Le traité de Westphalie de 1648 : La guerre de Trente Ans prend fin avec le traité de Westphalie. Cette guerre a été déclenchée par un conflit entre les princes protestants allemands et l’empereur Ferdinand II, catholique, qui résidait à Vienne. Il était duc de Habsbourg, et à ce titre propriétaire du sud de l’Alsace. Le roi d’Espagne, un autre Habsbourg catholique, était allié de l’empereur. Il était en même temps souverain des Pays-Bas espagnols (l’actuelle Belgique), de la Franche-Comté, du duché de Milan, sans compter les colonies d’Amérique du Sud fournisseurs d’or. La France se trouvait menacée de tous les côtés. Pour se protéger des Habsbourg, Richelieu décidait de financer l’effort de guerre des Suédois, qui se battaient à côté des princes protestants, puis il est entré directement en guerre contre le Saint-Empire.

Le sort de l’Alsace n’a pas été clairement réglé par le traité. Le traité attribuait à la France le Sundgau et d’autres possessions des Habsbourg. Il respectait l’indépendance de la république de Strasbourg ainsi que le rattachement de Mulhouse à la Suisse. Pour le reste du territoire de l’Alsace, véritable mosaïque de comtés indépendants, de domaines ecclésiastiques et de villes libres, les articles du traité étaient contradictoires. Un article affirmait la souveraineté pleine et entière du roi de France Louis XIV sur l’Alsace, un autre le maintien de liens avec le Saint Empire. Le représentant de l’empereur déclara lors de la signature du traité : « le plus fort l’emportera ». C’est ce qui fut fait par la France avec Turenne d’abord, Vauban, et finalement avec Louvois qui a conquis Strasbourg en 1681, plus de trente ans après la fin de la guerre.

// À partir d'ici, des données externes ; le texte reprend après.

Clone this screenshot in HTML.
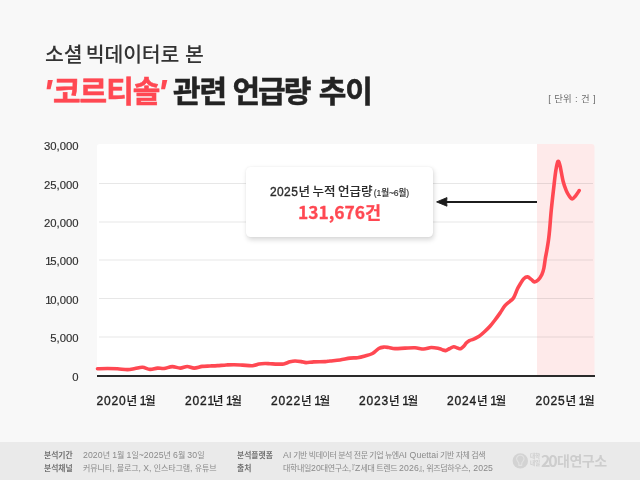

Depuis 1648 : de l’allemand au français en sept épisodes

De 1648 à 1789

Les intendants et hauts fonctionnaires qui administrent l’Alsace à partir de 1648 sont évidemment francophones et ne parlent pas allemand. La « langue du Roy » est déclarée langue officielle et est théoriquement applicable aux textes administratifs, jugements, actes notariés.

Dans les faits Louis XIV est plus préoccupé par l’unification religieuse du pays que l’unité linguistique. D’ailleurs partout en France on parle des dialectes voire des langues différentes et le français n’est pratiqué que par la minorité qui détenait le pouvoir.

En Alsace, l’école primaire et secondaire se fait toujours en allemand, c’est plus rarement le cas à l’université où l’enseignement se fait toujours en latin, jamais en français. Goethe passe une année à la faculté de droit et fait son diplôme en latin en 1771. Il parlait très peu le français.

Surtout, la religion se pratique en allemand. Même les curés utilisent la bible traduite en allemand par Luther pour se faire comprendre par leurs ouailles qui ne comprenaient pas le latin. Ce qui obsédait Louis XIV c’est la présence, à Strasbourg surtout, de nombreux protestants français réfugiés, qui constituaient un foyer de contestation francophone mis sous haute surveillance policière. Louis XIV réquisitionne la cathédrale, luthérienne depuis 1522, et impose aux protestants de prêter leurs églises aux catholiques s’il y a au moins 7 catholiques dans la paroisse (c’est le « simultaneum » – il y en a encore 50 en Alsace aujourd’hui, dont la belle église de Hunawihr).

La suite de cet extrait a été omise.